• **Exercise**:
Print the listing in its entirety and exactly, leaving out images.
|---|
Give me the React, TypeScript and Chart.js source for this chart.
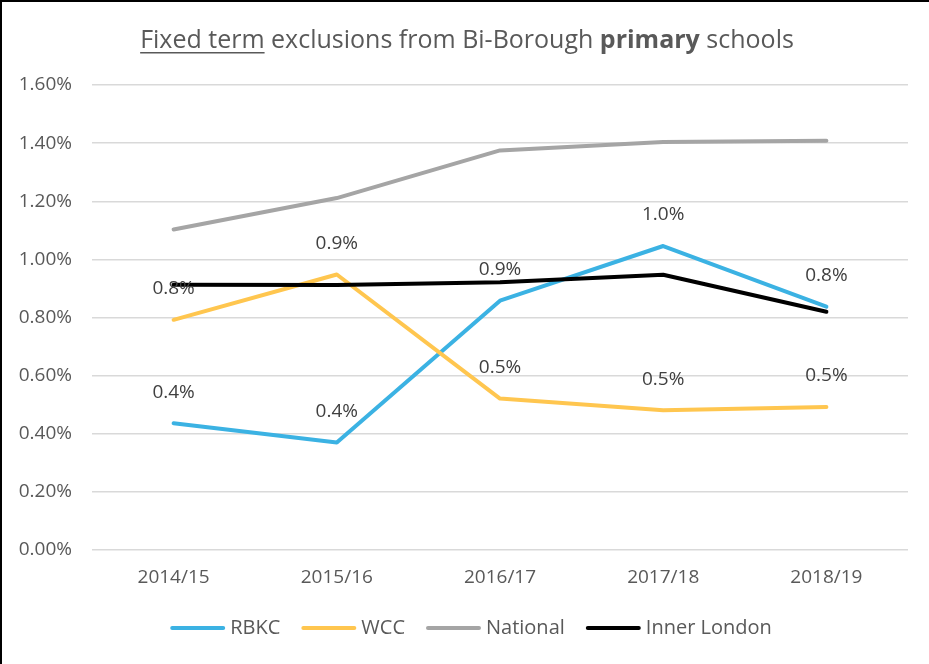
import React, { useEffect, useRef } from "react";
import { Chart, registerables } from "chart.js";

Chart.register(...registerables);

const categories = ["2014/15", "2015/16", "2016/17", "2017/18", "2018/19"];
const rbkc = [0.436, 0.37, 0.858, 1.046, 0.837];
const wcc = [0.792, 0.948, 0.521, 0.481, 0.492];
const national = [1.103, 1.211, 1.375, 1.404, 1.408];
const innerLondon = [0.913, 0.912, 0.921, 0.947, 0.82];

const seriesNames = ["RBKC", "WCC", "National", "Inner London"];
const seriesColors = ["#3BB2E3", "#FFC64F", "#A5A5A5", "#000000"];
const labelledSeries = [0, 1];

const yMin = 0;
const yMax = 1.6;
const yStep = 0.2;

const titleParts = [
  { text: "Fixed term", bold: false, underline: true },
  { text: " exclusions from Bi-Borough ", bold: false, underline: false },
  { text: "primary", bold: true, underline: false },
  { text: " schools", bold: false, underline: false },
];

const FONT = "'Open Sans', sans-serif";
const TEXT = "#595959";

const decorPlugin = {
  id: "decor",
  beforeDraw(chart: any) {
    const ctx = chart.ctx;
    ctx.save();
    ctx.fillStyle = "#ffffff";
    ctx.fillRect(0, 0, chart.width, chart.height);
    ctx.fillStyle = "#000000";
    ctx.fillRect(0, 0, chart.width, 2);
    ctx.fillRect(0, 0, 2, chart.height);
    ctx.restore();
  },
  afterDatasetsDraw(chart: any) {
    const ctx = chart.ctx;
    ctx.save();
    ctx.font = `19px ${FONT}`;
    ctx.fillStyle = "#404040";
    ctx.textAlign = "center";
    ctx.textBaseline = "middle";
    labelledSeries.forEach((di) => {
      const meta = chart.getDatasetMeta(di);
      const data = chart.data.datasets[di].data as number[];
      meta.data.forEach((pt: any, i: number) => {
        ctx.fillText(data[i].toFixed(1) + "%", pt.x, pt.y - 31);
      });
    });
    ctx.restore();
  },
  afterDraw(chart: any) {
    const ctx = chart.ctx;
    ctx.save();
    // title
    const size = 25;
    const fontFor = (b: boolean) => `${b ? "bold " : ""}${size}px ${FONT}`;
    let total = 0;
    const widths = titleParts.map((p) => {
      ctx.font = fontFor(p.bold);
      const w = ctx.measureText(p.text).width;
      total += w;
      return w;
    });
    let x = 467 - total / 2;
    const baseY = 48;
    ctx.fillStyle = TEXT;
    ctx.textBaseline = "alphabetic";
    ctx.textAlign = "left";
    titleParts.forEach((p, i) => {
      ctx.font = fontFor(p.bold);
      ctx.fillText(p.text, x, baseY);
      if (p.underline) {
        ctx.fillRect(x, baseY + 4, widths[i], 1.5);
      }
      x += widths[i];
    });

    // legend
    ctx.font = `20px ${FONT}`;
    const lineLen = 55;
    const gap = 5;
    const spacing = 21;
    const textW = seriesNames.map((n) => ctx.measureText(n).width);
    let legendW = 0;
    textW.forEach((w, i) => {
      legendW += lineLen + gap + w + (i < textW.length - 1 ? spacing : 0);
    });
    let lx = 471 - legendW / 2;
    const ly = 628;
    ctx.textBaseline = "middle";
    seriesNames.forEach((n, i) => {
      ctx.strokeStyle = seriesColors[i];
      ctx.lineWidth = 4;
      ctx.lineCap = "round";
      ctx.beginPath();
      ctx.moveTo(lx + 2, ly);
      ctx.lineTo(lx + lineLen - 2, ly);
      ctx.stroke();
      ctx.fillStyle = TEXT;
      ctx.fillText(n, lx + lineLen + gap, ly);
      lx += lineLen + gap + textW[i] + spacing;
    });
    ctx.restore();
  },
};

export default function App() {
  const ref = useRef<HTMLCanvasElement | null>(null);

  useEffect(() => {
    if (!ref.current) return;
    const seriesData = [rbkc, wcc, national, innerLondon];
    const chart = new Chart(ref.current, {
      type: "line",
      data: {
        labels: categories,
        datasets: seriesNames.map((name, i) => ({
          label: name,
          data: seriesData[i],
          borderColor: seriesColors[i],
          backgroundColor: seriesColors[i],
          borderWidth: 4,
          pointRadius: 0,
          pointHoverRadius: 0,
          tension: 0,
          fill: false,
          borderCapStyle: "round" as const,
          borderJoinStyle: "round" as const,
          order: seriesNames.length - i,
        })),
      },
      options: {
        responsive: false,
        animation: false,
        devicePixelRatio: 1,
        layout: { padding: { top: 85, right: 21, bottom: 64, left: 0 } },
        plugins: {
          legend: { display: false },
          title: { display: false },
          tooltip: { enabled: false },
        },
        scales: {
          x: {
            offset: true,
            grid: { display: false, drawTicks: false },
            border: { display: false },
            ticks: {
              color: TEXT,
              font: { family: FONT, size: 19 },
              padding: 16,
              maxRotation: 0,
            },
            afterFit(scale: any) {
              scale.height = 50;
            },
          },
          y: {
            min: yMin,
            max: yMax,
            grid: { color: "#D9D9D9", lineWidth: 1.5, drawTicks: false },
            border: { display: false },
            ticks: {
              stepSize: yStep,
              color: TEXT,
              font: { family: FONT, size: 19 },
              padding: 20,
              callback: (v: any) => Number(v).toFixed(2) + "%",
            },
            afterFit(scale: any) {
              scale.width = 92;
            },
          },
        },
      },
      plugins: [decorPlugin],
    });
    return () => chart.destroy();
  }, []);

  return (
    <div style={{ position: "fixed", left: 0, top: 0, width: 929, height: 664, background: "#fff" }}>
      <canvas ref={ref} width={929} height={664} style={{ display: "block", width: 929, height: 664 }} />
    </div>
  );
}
|---|
• **Response below**:
Give me the React, TypeScript and Chart.js source for this chart.
import React, { useEffect, useRef } from "react";
import { Chart, registerables } from "chart.js";

Chart.register(...registerables);

const categories = ["2014/15", "2015/16", "2016/17", "2017/18", "2018/19"];
const rbkc = [0.436, 0.37, 0.858, 1.046, 0.837];
const wcc = [0.792, 0.948, 0.521, 0.481, 0.492];
const national = [1.103, 1.211, 1.375, 1.404, 1.408];
const innerLondon = [0.913, 0.912, 0.921, 0.947, 0.82];

const seriesNames = ["RBKC", "WCC", "National", "Inner London"];
const seriesColors = ["#3BB2E3", "#FFC64F", "#A5A5A5", "#000000"];
const labelledSeries = [0, 1];

const yMin = 0;
const yMax = 1.6;
const yStep = 0.2;

const titleParts = [
  { text: "Fixed term", bold: false, underline: true },
  { text: " exclusions from Bi-Borough ", bold: false, underline: false },
  { text: "primary", bold: true, underline: false },
  { text: " schools", bold: false, underline: false },
];

const FONT = "'Open Sans', sans-serif";
const TEXT = "#595959";

const decorPlugin = {
  id: "decor",
  beforeDraw(chart: any) {
    const ctx = chart.ctx;
    ctx.save();
    ctx.fillStyle = "#ffffff";
    ctx.fillRect(0, 0, chart.width, chart.height);
    ctx.fillStyle = "#000000";
    ctx.fillRect(0, 0, chart.width, 2);
    ctx.fillRect(0, 0, 2, chart.height);
    ctx.restore();
  },
  afterDatasetsDraw(chart: any) {
    const ctx = chart.ctx;
    ctx.save();
    ctx.font = `19px ${FONT}`;
    ctx.fillStyle = "#404040";
    ctx.textAlign = "center";
    ctx.textBaseline = "middle";
    labelledSeries.forEach((di) => {
      const meta = chart.getDatasetMeta(di);
      const data = chart.data.datasets[di].data as number[];
      meta.data.forEach((pt: any, i: number) => {
        ctx.fillText(data[i].toFixed(1) + "%", pt.x, pt.y - 31);
      });
    });
    ctx.restore();
  },
  afterDraw(chart: any) {
    const ctx = chart.ctx;
    ctx.save();
    // title
    const size = 25;
    const fontFor = (b: boolean) => `${b ? "bold " : ""}${size}px ${FONT}`;
    let total = 0;
    const widths = titleParts.map((p) => {
      ctx.font = fontFor(p.bold);
      const w = ctx.measureText(p.text).width;
      total += w;
      return w;
    });
    let x = 467 - total / 2;
    const baseY = 48;
    ctx.fillStyle = TEXT;
    ctx.textBaseline = "alphabetic";
    ctx.textAlign = "left";
    titleParts.forEach((p, i) => {
      ctx.font = fontFor(p.bold);
      ctx.fillText(p.text, x, baseY);
      if (p.underline) {
        ctx.fillRect(x, baseY + 4, widths[i], 1.5);
      }
      x += widths[i];
    });

    // legend
    ctx.font = `20px ${FONT}`;
    const lineLen = 55;
    const gap = 5;
    const spacing = 21;
    const textW = seriesNames.map((n) => ctx.measureText(n).width);
    let legendW = 0;
    textW.forEach((w, i) => {
      legendW += lineLen + gap + w + (i < textW.length - 1 ? spacing : 0);
    });
    let lx = 471 - legendW / 2;
    const ly = 628;
    ctx.textBaseline = "middle";
    seriesNames.forEach((n, i) => {
      ctx.strokeStyle = seriesColors[i];
      ctx.lineWidth = 4;
      ctx.lineCap = "round";
      ctx.beginPath();
      ctx.moveTo(lx + 2, ly);
      ctx.lineTo(lx + lineLen - 2, ly);
      ctx.stroke();
      ctx.fillStyle = TEXT;
      ctx.fillText(n, lx + lineLen + gap, ly);
      lx += lineLen + gap + textW[i] + spacing;
    });
    ctx.restore();
  },
};

export default function App() {
  const ref = useRef<HTMLCanvasElement | null>(null);

  useEffect(() => {
    if (!ref.current) return;
    const seriesData = [rbkc, wcc, national, innerLondon];
    const chart = new Chart(ref.current, {
      type: "line",
      data: {
        labels: categories,
        datasets: seriesNames.map((name, i) => ({
          label: name,
          data: seriesData[i],
          borderColor: seriesColors[i],
          backgroundColor: seriesColors[i],
          borderWidth: 4,
          pointRadius: 0,
          pointHoverRadius: 0,
          tension: 0,
          fill: false,
          borderCapStyle: "round" as const,
          borderJoinStyle: "round" as const,
          order: seriesNames.length - i,
        })),
      },
      options: {
        responsive: false,
        animation: false,
        devicePixelRatio: 1,
        layout: { padding: { top: 85, right: 21, bottom: 64, left: 0 } },
        plugins: {
          legend: { display: false },
          title: { display: false },
          tooltip: { enabled: false },
        },
        scales: {
          x: {
            offset: true,
            grid: { display: false, drawTicks: false },
            border: { display: false },
            ticks: {
              color: TEXT,
              font: { family: FONT, size: 19 },
              padding: 16,
              maxRotation: 0,
            },
            afterFit(scale: any) {
              scale.height = 50;
            },
          },
          y: {
            min: yMin,
            max: yMax,
            grid: { color: "#D9D9D9", lineWidth: 1.5, drawTicks: false },
            border: { display: false },
            ticks: {
              stepSize: yStep,
              color: TEXT,
              font: { family: FONT, size: 19 },
              padding: 20,
              callback: (v: any) => Number(v).toFixed(2) + "%",
            },
            afterFit(scale: any) {
              scale.width = 92;
            },
          },
        },
      },
      plugins: [decorPlugin],
    });
    return () => chart.destroy();
  }, []);

  return (
    <div style={{ position: "fixed", left: 0, top: 0, width: 929, height: 664, background: "#fff" }}>
      <canvas ref={ref} width={929} height={664} style={{ display: "block", width: 929, height: 664 }} />
    </div>
  );
}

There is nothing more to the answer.